(Stored items from a collection)
┌────────

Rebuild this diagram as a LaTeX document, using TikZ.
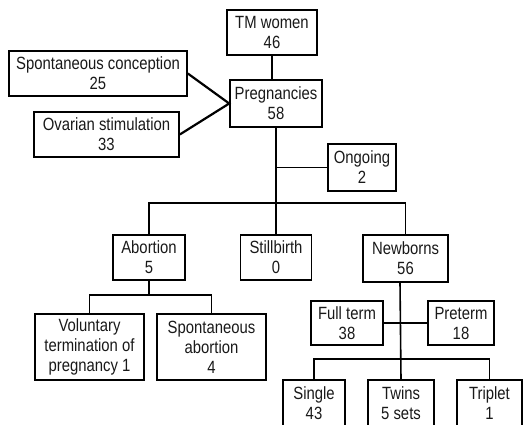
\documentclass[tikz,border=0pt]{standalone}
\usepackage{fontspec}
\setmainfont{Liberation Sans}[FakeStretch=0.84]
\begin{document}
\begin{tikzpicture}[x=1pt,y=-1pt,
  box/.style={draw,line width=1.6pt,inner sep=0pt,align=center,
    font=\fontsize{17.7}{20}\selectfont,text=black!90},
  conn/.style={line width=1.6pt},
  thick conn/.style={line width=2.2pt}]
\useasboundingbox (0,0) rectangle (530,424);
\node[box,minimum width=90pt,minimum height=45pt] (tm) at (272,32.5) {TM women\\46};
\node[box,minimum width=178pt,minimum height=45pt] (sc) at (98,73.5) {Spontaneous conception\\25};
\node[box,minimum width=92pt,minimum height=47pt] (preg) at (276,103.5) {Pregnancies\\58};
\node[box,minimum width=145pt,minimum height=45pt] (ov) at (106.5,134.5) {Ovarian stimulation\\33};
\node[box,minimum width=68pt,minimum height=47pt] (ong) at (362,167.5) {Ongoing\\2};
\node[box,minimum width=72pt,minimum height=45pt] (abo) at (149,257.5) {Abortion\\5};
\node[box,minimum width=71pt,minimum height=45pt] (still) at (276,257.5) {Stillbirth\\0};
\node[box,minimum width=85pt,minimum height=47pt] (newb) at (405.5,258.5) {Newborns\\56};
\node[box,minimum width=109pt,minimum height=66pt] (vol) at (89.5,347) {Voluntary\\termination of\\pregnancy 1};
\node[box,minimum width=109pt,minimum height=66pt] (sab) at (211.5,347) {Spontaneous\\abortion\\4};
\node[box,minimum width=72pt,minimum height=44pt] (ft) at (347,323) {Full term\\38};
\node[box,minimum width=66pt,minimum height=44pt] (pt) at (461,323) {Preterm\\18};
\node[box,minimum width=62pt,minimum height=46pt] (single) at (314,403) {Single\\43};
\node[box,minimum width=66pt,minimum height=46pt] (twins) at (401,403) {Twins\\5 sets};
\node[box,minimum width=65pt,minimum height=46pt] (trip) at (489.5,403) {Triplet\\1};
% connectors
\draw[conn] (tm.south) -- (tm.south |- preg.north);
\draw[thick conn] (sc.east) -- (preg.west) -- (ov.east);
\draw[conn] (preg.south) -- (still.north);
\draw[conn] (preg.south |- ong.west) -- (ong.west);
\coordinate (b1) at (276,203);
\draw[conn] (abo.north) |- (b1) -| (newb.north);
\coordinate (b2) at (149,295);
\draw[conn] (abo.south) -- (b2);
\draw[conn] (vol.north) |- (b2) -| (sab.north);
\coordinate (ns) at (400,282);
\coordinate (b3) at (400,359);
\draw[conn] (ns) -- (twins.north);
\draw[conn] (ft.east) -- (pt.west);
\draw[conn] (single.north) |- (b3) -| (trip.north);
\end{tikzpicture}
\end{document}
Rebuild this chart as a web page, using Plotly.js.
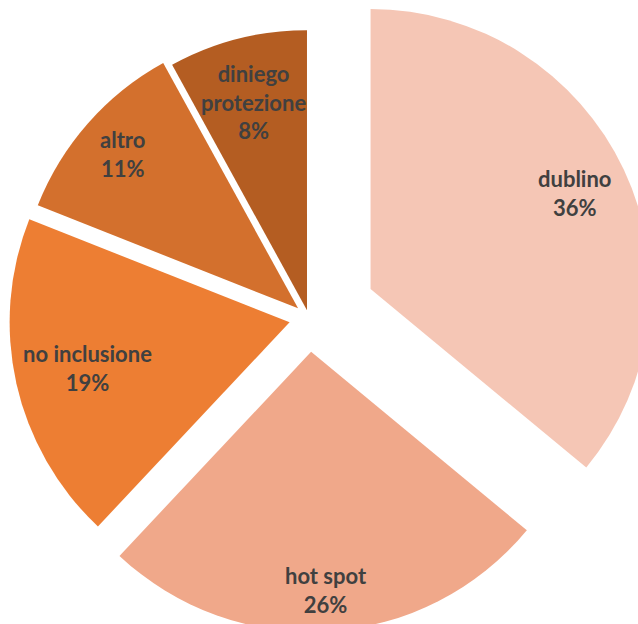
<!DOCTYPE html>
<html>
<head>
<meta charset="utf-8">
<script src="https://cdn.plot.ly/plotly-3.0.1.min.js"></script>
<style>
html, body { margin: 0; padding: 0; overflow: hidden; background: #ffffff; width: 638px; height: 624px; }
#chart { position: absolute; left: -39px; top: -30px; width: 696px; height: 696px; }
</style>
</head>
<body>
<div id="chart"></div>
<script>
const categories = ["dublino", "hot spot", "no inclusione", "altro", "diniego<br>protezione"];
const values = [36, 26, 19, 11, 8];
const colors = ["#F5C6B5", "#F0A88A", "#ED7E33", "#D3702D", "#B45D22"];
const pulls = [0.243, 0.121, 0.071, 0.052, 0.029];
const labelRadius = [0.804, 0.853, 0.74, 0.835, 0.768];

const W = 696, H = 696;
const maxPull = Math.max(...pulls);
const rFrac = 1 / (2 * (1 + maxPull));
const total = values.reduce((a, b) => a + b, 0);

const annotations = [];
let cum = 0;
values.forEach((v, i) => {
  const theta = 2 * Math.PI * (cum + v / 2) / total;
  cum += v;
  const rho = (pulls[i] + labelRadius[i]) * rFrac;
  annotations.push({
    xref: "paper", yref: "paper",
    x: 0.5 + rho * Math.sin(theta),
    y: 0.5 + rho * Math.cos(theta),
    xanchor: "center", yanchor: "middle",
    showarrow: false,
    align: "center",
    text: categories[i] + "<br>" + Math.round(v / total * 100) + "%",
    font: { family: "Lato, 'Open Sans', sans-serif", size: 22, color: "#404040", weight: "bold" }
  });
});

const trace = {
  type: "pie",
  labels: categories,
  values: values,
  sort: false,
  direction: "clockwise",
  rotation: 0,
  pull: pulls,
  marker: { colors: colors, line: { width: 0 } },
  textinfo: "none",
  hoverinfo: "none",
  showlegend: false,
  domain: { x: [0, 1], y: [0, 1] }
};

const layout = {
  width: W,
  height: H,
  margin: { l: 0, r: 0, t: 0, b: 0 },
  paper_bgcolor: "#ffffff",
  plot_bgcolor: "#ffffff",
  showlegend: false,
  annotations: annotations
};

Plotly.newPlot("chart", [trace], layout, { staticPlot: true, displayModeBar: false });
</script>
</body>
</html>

└────────

* **EXERCISE TASK**:
Reproduce the material above in full and without alteration, but skip all pictures.

* **RESPONSE TO THE EXERCISE**:
Rebuild this diagram as a LaTeX document, using TikZ.
\documentclass[tikz,border=0pt]{standalone}
\usepackage{fontspec}
\setmainfont{Liberation Sans}[FakeStretch=0.84]
\begin{document}
\begin{tikzpicture}[x=1pt,y=-1pt,
  box/.style={draw,line width=1.6pt,inner sep=0pt,align=center,
    font=\fontsize{17.7}{20}\selectfont,text=black!90},
  conn/.style={line width=1.6pt},
  thick conn/.style={line width=2.2pt}]
\useasboundingbox (0,0) rectangle (530,424);
\node[box,minimum width=90pt,minimum height=45pt] (tm) at (272,32.5) {TM women\\46};
\node[box,minimum width=178pt,minimum height=45pt] (sc) at (98,73.5) {Spontaneous conception\\25};
\node[box,minimum width=92pt,minimum height=47pt] (preg) at (276,103.5) {Pregnancies\\58};
\node[box,minimum width=145pt,minimum height=45pt] (ov) at (106.5,134.5) {Ovarian stimulation\\33};
\node[box,minimum width=68pt,minimum height=47pt] (ong) at (362,167.5) {Ongoing\\2};
\node[box,minimum width=72pt,minimum height=45pt] (abo) at (149,257.5) {Abortion\\5};
\node[box,minimum width=71pt,minimum height=45pt] (still) at (276,257.5) {Stillbirth\\0};
\node[box,minimum width=85pt,minimum height=47pt] (newb) at (405.5,258.5) {Newborns\\56};
\node[box,minimum width=109pt,minimum height=66pt] (vol) at (89.5,347) {Voluntary\\termination of\\pregnancy 1};
\node[box,minimum width=109pt,minimum height=66pt] (sab) at (211.5,347) {Spontaneous\\abortion\\4};
\node[box,minimum width=72pt,minimum height=44pt] (ft) at (347,323) {Full term\\38};
\node[box,minimum width=66pt,minimum height=44pt] (pt) at (461,323) {Preterm\\18};
\node[box,minimum width=62pt,minimum height=46pt] (single) at (314,403) {Single\\43};
\node[box,minimum width=66pt,minimum height=46pt] (twins) at (401,403) {Twins\\5 sets};
\node[box,minimum width=65pt,minimum height=46pt] (trip) at (489.5,403) {Triplet\\1};
% connectors
\draw[conn] (tm.south) -- (tm.south |- preg.north);
\draw[thick conn] (sc.east) -- (preg.west) -- (ov.east);
\draw[conn] (preg.south) -- (still.north);
\draw[conn] (preg.south |- ong.west) -- (ong.west);
\coordinate (b1) at (276,203);
\draw[conn] (abo.north) |- (b1) -| (newb.north);
\coordinate (b2) at (149,295);
\draw[conn] (abo.south) -- (b2);
\draw[conn] (vol.north) |- (b2) -| (sab.north);
\coordinate (ns) at (400,282);
\coordinate (b3) at (400,359);
\draw[conn] (ns) -- (twins.north);
\draw[conn] (ft.east) -- (pt.west);
\draw[conn] (single.north) |- (b3) -| (trip.north);
\end{tikzpicture}
\end{document}
Rebuild this chart as a web page, using Plotly.js.
<!DOCTYPE html>
<html>
<head>
<meta charset="utf-8">
<script src="https://cdn.plot.ly/plotly-3.0.1.min.js"></script>
<style>
html, body { margin: 0; padding: 0; overflow: hidden; background: #ffffff; width: 638px; height: 624px; }
#chart { position: absolute; left: -39px; top: -30px; width: 696px; height: 696px; }
</style>
</head>
<body>
<div id="chart"></div>
<script>
const categories = ["dublino", "hot spot", "no inclusione", "altro", "diniego<br>protezione"];
const values = [36, 26, 19, 11, 8];
const colors = ["#F5C6B5", "#F0A88A", "#ED7E33", "#D3702D", "#B45D22"];
const pulls = [0.243, 0.121, 0.071, 0.052, 0.029];
const labelRadius = [0.804, 0.853, 0.74, 0.835, 0.768];

const W = 696, H = 696;
const maxPull = Math.max(...pulls);
const rFrac = 1 / (2 * (1 + maxPull));
const total = values.reduce((a, b) => a + b, 0);

const annotations = [];
let cum = 0;
values.forEach((v, i) => {
  const theta = 2 * Math.PI * (cum + v / 2) / total;
  cum += v;
  const rho = (pulls[i] + labelRadius[i]) * rFrac;
  annotations.push({
    xref: "paper", yref: "paper",
    x: 0.5 + rho * Math.sin(theta),
    y: 0.5 + rho * Math.cos(theta),
    xanchor: "center", yanchor: "middle",
    showarrow: false,
    align: "center",
    text: categories[i] + "<br>" + Math.round(v / total * 100) + "%",
    font: { family: "Lato, 'Open Sans', sans-serif", size: 22, color: "#404040", weight: "bold" }
  });
});

const trace = {
  type: "pie",
  labels: categories,
  values: values,
  sort: false,
  direction: "clockwise",
  rotation: 0,
  pull: pulls,
  marker: { colors: colors, line: { width: 0 } },
  textinfo: "none",
  hoverinfo: "none",
  showlegend: false,
  domain: { x: [0, 1], y: [0, 1] }
};

const layout = {
  width: W,
  height: H,
  margin: { l: 0, r: 0, t: 0, b: 0 },
  paper_bgcolor: "#ffffff",
  plot_bgcolor: "#ffffff",
  showlegend: false,
  annotations: annotations
};

Plotly.newPlot("chart", [trace], layout, { staticPlot: true, displayModeBar: false });
</script>
</body>
</html>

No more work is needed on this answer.